Ecological and life-history traits explain recent boundary shifts in elevation and latitude of western North American songbirds
Species are expected to move uphill or poleward in response to climate change, yet their distributions show idiosyncratic responses; many species are moving in the predicted direction, but others are not shifting at all or are shifting downhill or towards the equator. Fundamental questions remain about the causes of interspecific variation in range responses and whether shifts along elevational and latitudinal gradients are correlated. We examined whether shifts in northern-latitude and upper-elevation boundaries of western North American songbirds over a 35-year period were correlated and whether species ecological and life-history traits explained interspecific variation in observed shifts.
We used data from the North American Breeding Bird Survey to determine shifts in northern-latitude and upper-elevation boundaries of 40 North American songbird species between two time periods, 1977–81 and 2006–11. We used an analysis of covariance approach that controlled for species population trends and changes in survey effort to test whether: (1) songbirds shifted in elevation, latitude or both; (2) shifts in elevation and latitude were correlated; and (3) responses could be explained by species-level traits including life history, ecological generalization and dispersal capability.
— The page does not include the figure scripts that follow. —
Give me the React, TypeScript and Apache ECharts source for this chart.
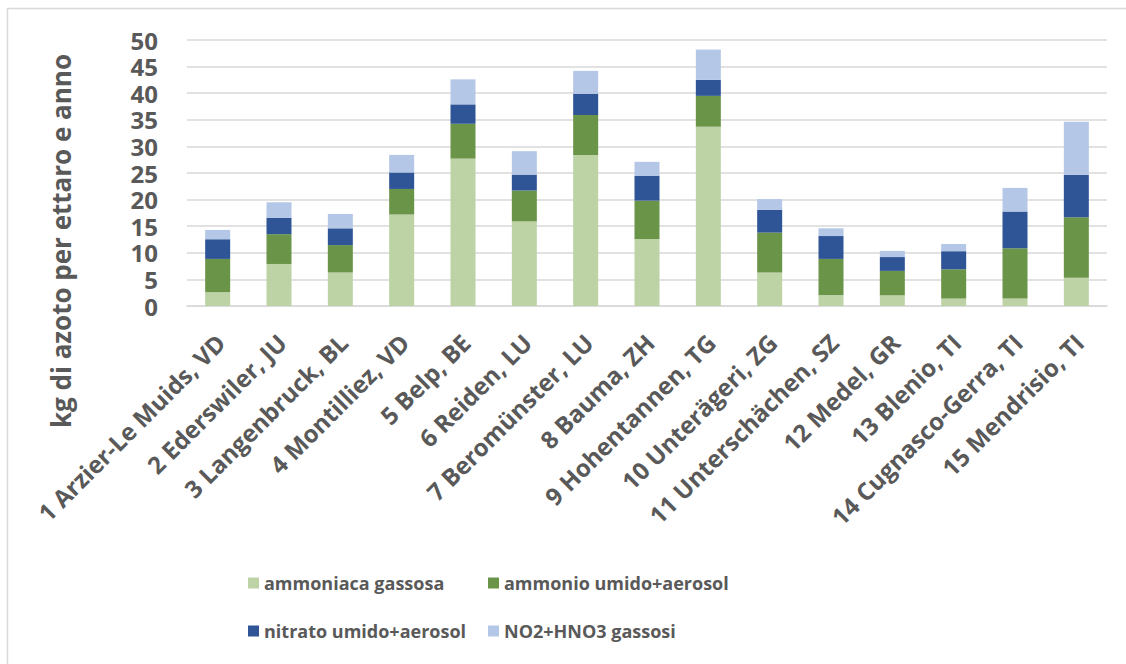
import React, { useEffect, useRef } from "react";
import * as echarts from "echarts";

const categories = [
  "1 Arzier-Le Muids, VD",
  "2 Ederswiler, JU",
  "3 Langenbruck, BL",
  "4 Montilliez, VD",
  "5 Belp, BE",
  "6 Reiden, LU",
  "7 Beromünster, LU",
  "8 Bauma, ZH",
  "9 Hohentannen, TG",
  "10 Unterägeri, ZG",
  "11 Unterschächen, SZ",
  "12 Medel, GR",
  "13 Blenio, TI",
  "14 Cugnasco-Gerra, TI",
  "15 Mendrisio, TI",
];

const seriesNames = [
  "ammoniaca gassosa",
  "ammonio umido+aerosol",
  "nitrato umido+aerosol",
  "NO2+HNO3 gassosi",
];

const ammoniacaGassosa = [2.6, 7.9, 6.3, 17.2, 27.7, 15.9, 28.4, 12.6, 33.7, 6.3, 2.0, 2.0, 1.4, 1.4, 5.3];
const ammonioUmido = [6.25, 5.6, 5.15, 4.8, 6.55, 5.8, 7.5, 7.2, 5.8, 7.5, 6.85, 4.6, 5.5, 9.45, 11.4];
const nitratoUmido = [3.7, 3.05, 3.15, 3.1, 3.65, 3.0, 4.0, 4.7, 3.0, 4.3, 4.3, 2.6, 3.4, 6.9, 7.95];
const no2Hno3 = [1.75, 2.95, 2.7, 3.3, 4.7, 4.4, 4.3, 2.6, 5.7, 2.0, 1.45, 1.15, 1.35, 4.45, 10.0];

const yTitle = "kg di azoto per ettaro e anno";
const colors = ["#BDD3A6", "#6A9447", "#2F5597", "#B4C7E7"];
const FONT = "'Open Sans', sans-serif";
const TEXT = "#595959";

export default function App() {
  const ref = useRef<HTMLDivElement>(null);
  useEffect(() => {
    if (!ref.current) return;
    const chart = echarts.init(ref.current, null, { renderer: "svg" });
    const values = [ammoniacaGassosa, ammonioUmido, nitratoUmido, no2Hno3];
    const legendText = {
      fontSize: 18,
      fontWeight: "bold" as const,
      color: TEXT,
      fontFamily: FONT,
      lineHeight: 24,
    };
    chart.setOption({
      animation: false,
      backgroundColor: "#ffffff",
      grid: { left: 187, right: 19, top: 40, bottom: 358, containLabel: false },
      legend: [
        {
          data: [seriesNames[0], seriesNames[2]],
          orient: "vertical",
          left: 243,
          top: 566,
          itemWidth: 11,
          itemHeight: 11,
          itemGap: 24,
          icon: "rect",
          selectedMode: false,
          textStyle: legendText,
        },
        {
          data: [seriesNames[1], seriesNames[3]],
          orient: "vertical",
          left: 483,
          top: 566,
          itemWidth: 11,
          itemHeight: 11,
          itemGap: 24,
          icon: "rect",
          selectedMode: false,
          textStyle: legendText,
        },
      ],
      xAxis: {
        type: "category",
        data: categories,
        axisLine: { show: true, lineStyle: { color: "#D9D9D9", width: 1.5 } },
        axisTick: { show: false },
        axisLabel: {
          rotate: 45,
          interval: 0,
          margin: 35,
          padding: [0, -4, 0, 0],
          fontSize: 24,
          fontWeight: "bold",
          color: TEXT,
          fontFamily: FONT,
        },
      },
      yAxis: {
        type: "value",
        min: 0,
        max: 50,
        interval: 5,
        axisLine: { show: false },
        axisTick: { show: false },
        splitLine: { lineStyle: { color: "#D9D9D9", width: 1.5 } },
        axisLabel: {
          margin: 29,
          fontSize: 24,
          fontWeight: "bold",
          color: TEXT,
          fontFamily: FONT,
        },
      },
      graphic: [
        {
          type: "rect",
          z: -1,
          shape: { x: 7.5, y: 8.5, width: 1200, height: 700 },
          style: { fill: "none", stroke: "#D9D9D9", lineWidth: 1.5 },
        },
        {
          type: "text",
          x: 61,
          y: 241,
          rotation: Math.PI / 2,
          style: {
            text: yTitle,
            fontSize: 26,
            fontWeight: "bold",
            fill: TEXT,
            fontFamily: FONT,
            align: "center",
            verticalAlign: "middle",
          },
        },
      ],
      series: seriesNames.map((name, i) => ({
        name,
        type: "bar",
        stack: "total",
        barWidth: 25,
        data: values[i],
        itemStyle: { color: colors[i] },
      })),
    });
    return () => chart.dispose();
  }, []);
  return (
    <div
      ref={ref}
      style={{ position: "absolute", left: 0, top: 0, width: 1126, height: 664 }}
    />
  );
}
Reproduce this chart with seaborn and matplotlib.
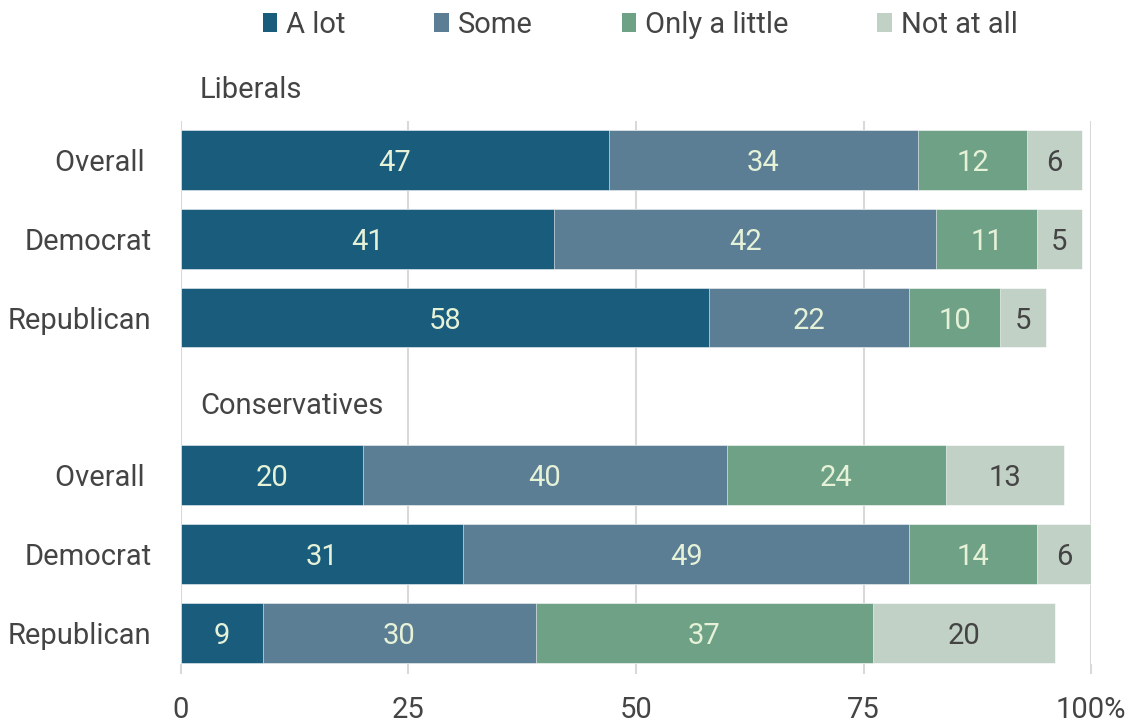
import matplotlib
matplotlib.use("Agg")
import matplotlib.pyplot as plt
import seaborn as sns
import numpy as np
import pandas as pd
from matplotlib.patches import Patch

groups = ["Liberals", "Conservatives"]
rows = ["Overall ", "Democrat", "Republican", "Overall ", "Democrat", "Republican"]
series = ["A lot", "Some", "Only a little", "Not at all"]
a_lot = [47, 41, 58, 20, 31, 9]
some = [34, 42, 22, 40, 49, 30]
only_little = [12, 11, 10, 24, 14, 37]
not_at_all = [6, 5, 5, 13, 6, 20]
xticks = [0, 25, 50, 75, 100]
xticklabels = ["0", "25", "50", "75", "100%"]

colors = ["#195c7b", "#5b7e95", "#6ea185", "#c1d1c6"]
text_colors = ["#e6f2d8", "#e6f2d8", "#e6f2d8", "#444444"]

positions = [1, 2, 3, 5, 6, 7]
header_pos = [0.08, 4.08]
FS = 21

sns.set_theme(style="white")
plt.rcParams["font.family"] = ["Roboto", "DejaVu Sans"]

fig = plt.figure(figsize=(11.45, 7.22), dpi=100)
ax = fig.add_axes([0.158, 0.080, 0.795, 0.753])

vals = np.array([a_lot, some, only_little, not_at_all], dtype=float)
cum = np.cumsum(vals, axis=0)

# draw cumulative totals from largest to smallest so each segment shows
for i in range(len(series) - 1, -1, -1):
    df = pd.DataFrame({"x": cum[i], "y": positions})
    sns.barplot(data=df, x="x", y="y", orient="h", native_scale=True,
                color=colors[i], saturation=1, width=0.76, ax=ax,
                edgecolor="#ffffff", linewidth=0.4, zorder=2)

for i in range(len(series)):
    for j, p in enumerate(positions):
        start = cum[i][j] - vals[i][j]
        ax.text(start + vals[i][j] / 2, p, f"{int(vals[i][j])}",
                ha="center", va="center_baseline", fontsize=FS,
                color=text_colors[i], zorder=5)

for g, hp in zip(groups, header_pos):
    ax.text(2.1, hp, g, ha="left", va="center_baseline", fontsize=FS,
            color="#444444", clip_on=False)

ax.set_xlim(0, 100)
ax.set_ylim(7.4, 0.5)
ax.set_xticks(xticks)
ax.set_xticklabels(xticklabels, fontsize=FS, color="#444444")
ax.set_yticks(positions)
ax.set_yticklabels(rows, fontsize=FS, color="#444444")
ax.set_xlabel("")
ax.set_ylabel("")
ax.xaxis.grid(True, color="#d9d9d9", linewidth=1.5, zorder=0)
ax.set_axisbelow(True)
for s in ax.spines.values():
    s.set_visible(False)
ax.tick_params(axis="x", length=7, width=1.5, color="#d9d9d9", pad=16, bottom=True)
ax.tick_params(axis="y", length=0, pad=21)

handles = [Patch(facecolor=c, edgecolor="none") for c in colors]
fig.legend(handles, series, loc="center", bbox_to_anchor=(0.559, 0.966), ncol=4,
           frameon=False, fontsize=FS, handlelength=0.5, handleheight=0.6,
           handletextpad=0.3, columnspacing=3.05, labelcolor="#444444")

fig.savefig("out.png", dpi=100)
The majority of species shifted uphill and poleward during this period, but there was no correlation between the distances that species range boundaries shifted in elevation and latitude. Species with smaller clutch sizes and narrower diet breadths exhibited greater northward shifts, while species with larger clutch sizes and narrower diet breadths exhibited greater uphill shifts.
Shifts in latitude and elevation were not correlated. However, a common set of species-level traits explained differential responses among species to climate change. Consideration of shifts in both elevation and latitude is needed to understand the full extent to which species are tracking changing climates.